### TO DO
Leave the pictures out and quote every line from the start of the listing to the line with "const demoValues = ['61%', '74%'];", inclusive.

## START

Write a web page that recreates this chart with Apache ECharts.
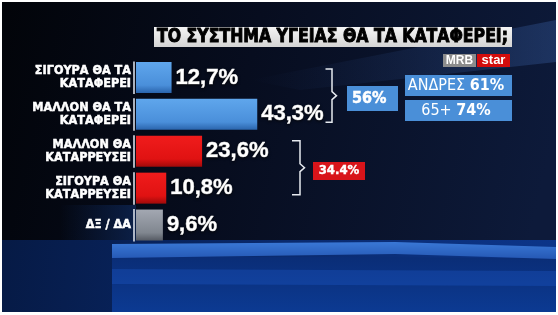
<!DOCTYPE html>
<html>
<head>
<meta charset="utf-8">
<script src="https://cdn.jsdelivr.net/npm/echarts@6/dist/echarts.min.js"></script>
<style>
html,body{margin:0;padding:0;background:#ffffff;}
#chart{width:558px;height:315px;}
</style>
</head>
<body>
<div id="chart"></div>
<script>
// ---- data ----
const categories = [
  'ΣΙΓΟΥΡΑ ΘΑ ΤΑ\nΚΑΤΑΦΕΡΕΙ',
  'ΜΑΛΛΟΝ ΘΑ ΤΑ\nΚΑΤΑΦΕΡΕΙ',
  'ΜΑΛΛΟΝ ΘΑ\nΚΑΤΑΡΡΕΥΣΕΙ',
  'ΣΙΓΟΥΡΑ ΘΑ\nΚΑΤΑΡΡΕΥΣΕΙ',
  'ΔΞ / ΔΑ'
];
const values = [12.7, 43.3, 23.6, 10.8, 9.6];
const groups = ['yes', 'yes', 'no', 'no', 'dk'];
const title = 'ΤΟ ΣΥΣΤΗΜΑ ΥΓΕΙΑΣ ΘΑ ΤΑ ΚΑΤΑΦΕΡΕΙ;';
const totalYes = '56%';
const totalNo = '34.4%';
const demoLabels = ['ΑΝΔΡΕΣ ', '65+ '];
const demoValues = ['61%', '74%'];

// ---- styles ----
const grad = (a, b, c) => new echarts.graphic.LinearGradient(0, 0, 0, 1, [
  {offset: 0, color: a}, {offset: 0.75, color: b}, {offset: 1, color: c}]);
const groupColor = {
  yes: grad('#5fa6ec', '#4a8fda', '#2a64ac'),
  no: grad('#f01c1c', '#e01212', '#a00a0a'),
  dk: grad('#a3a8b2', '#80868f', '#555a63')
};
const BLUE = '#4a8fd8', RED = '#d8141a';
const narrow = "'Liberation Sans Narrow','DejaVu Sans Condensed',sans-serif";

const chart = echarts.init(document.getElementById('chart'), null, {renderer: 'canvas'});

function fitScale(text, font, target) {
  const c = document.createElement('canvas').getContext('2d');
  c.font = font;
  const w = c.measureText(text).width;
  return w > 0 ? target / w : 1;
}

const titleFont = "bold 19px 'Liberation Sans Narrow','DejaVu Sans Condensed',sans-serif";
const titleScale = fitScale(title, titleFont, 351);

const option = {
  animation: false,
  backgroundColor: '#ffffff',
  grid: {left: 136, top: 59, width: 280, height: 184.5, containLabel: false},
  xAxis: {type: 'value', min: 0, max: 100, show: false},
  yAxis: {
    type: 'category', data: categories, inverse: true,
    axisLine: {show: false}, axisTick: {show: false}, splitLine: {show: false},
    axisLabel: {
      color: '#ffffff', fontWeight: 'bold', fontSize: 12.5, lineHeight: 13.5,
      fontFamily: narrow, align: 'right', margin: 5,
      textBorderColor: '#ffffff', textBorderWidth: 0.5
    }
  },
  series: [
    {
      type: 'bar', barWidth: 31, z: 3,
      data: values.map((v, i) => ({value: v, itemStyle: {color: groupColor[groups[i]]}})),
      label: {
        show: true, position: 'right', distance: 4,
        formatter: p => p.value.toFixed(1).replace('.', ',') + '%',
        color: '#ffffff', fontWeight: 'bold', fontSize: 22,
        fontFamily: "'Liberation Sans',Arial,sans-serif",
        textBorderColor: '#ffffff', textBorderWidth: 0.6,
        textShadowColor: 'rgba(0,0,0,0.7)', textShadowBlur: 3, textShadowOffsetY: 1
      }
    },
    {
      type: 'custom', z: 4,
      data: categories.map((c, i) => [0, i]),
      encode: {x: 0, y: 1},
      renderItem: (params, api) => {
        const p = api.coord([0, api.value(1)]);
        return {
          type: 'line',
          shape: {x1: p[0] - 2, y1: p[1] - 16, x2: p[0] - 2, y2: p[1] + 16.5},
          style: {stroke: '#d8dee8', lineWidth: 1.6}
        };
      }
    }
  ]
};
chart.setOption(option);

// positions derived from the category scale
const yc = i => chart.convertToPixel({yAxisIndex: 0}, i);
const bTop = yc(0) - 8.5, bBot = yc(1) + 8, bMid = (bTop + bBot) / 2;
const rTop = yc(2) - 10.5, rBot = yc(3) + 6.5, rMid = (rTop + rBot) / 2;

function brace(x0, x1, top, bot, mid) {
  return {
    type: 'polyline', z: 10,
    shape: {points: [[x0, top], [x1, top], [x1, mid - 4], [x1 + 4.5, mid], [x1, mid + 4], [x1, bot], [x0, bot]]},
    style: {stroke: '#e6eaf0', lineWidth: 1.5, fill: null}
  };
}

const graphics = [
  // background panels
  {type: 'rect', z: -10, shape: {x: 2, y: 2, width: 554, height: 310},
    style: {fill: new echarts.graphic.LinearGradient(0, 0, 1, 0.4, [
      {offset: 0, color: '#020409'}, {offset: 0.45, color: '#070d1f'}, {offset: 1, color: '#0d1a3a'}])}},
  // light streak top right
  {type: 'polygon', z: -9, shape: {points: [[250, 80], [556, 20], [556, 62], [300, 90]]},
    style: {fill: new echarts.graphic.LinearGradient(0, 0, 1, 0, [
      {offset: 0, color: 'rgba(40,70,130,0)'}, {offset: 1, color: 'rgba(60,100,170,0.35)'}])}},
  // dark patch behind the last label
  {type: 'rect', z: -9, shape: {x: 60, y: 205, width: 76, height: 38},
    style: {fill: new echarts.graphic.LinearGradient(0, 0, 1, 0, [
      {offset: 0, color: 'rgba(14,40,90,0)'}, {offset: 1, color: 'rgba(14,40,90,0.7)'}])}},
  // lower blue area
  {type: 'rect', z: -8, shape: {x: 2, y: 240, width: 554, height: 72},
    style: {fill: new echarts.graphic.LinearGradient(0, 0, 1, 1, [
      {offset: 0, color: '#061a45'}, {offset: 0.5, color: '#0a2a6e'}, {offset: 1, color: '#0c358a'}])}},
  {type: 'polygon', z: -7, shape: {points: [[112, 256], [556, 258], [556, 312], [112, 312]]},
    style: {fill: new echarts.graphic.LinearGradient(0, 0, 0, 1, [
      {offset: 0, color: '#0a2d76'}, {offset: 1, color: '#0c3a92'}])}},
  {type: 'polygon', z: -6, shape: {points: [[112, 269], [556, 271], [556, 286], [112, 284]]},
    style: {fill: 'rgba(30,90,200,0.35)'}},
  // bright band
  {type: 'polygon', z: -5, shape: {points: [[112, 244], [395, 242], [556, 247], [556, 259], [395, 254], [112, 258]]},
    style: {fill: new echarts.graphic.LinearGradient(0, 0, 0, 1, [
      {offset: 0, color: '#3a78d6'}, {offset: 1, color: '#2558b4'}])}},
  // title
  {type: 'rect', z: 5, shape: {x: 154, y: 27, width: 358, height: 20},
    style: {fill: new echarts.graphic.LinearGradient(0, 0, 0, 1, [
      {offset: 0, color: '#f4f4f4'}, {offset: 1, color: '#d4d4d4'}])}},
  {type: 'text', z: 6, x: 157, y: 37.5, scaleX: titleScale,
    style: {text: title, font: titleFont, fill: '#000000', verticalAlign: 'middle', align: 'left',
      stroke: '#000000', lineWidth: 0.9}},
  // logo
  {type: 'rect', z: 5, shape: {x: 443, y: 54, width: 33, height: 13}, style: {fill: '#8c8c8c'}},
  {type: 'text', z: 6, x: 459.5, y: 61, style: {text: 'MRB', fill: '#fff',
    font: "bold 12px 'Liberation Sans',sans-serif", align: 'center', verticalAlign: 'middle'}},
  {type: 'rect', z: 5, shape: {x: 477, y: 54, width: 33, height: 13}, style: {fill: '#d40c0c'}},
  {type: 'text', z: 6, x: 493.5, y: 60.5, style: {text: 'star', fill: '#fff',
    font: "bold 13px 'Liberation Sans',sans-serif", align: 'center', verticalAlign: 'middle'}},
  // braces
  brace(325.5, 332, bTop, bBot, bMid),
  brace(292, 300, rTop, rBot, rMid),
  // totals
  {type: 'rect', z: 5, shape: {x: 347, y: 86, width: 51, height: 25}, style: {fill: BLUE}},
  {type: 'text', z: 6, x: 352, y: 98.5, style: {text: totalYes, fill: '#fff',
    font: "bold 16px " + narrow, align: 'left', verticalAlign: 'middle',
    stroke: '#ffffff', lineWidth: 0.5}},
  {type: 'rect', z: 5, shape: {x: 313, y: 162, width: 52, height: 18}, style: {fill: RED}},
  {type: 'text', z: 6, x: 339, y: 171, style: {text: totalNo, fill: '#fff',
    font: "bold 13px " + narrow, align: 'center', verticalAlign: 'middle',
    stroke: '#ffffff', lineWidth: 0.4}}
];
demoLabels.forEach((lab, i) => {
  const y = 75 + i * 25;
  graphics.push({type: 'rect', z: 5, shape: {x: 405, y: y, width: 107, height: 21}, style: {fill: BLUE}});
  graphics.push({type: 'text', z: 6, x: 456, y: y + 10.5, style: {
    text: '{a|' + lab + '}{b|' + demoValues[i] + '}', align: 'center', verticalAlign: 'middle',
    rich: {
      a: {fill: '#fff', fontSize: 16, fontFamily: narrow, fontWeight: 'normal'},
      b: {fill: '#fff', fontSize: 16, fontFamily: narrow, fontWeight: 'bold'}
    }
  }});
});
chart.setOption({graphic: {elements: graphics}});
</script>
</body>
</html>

## END

### FINISHED TASK
Write a web page that recreates this chart with Apache ECharts.
<!DOCTYPE html>
<html>
<head>
<meta charset="utf-8">
<script src="https://cdn.jsdelivr.net/npm/echarts@6/dist/echarts.min.js"></script>
<style>
html,body{margin:0;padding:0;background:#ffffff;}
#chart{width:558px;height:315px;}
</style>
</head>
<body>
<div id="chart"></div>
<script>
// ---- data ----
const categories = [
  'ΣΙΓΟΥΡΑ ΘΑ ΤΑ\nΚΑΤΑΦΕΡΕΙ',
  'ΜΑΛΛΟΝ ΘΑ ΤΑ\nΚΑΤΑΦΕΡΕΙ',
  'ΜΑΛΛΟΝ ΘΑ\nΚΑΤΑΡΡΕΥΣΕΙ',
  'ΣΙΓΟΥΡΑ ΘΑ\nΚΑΤΑΡΡΕΥΣΕΙ',
  'ΔΞ / ΔΑ'
];
const values = [12.7, 43.3, 23.6, 10.8, 9.6];
const groups = ['yes', 'yes', 'no', 'no', 'dk'];
const title = 'ΤΟ ΣΥΣΤΗΜΑ ΥΓΕΙΑΣ ΘΑ ΤΑ ΚΑΤΑΦΕΡΕΙ;';
const totalYes = '56%';
const totalNo = '34.4%';
const demoLabels = ['ΑΝΔΡΕΣ ', '65+ '];
const demoValues = ['61%', '74%'];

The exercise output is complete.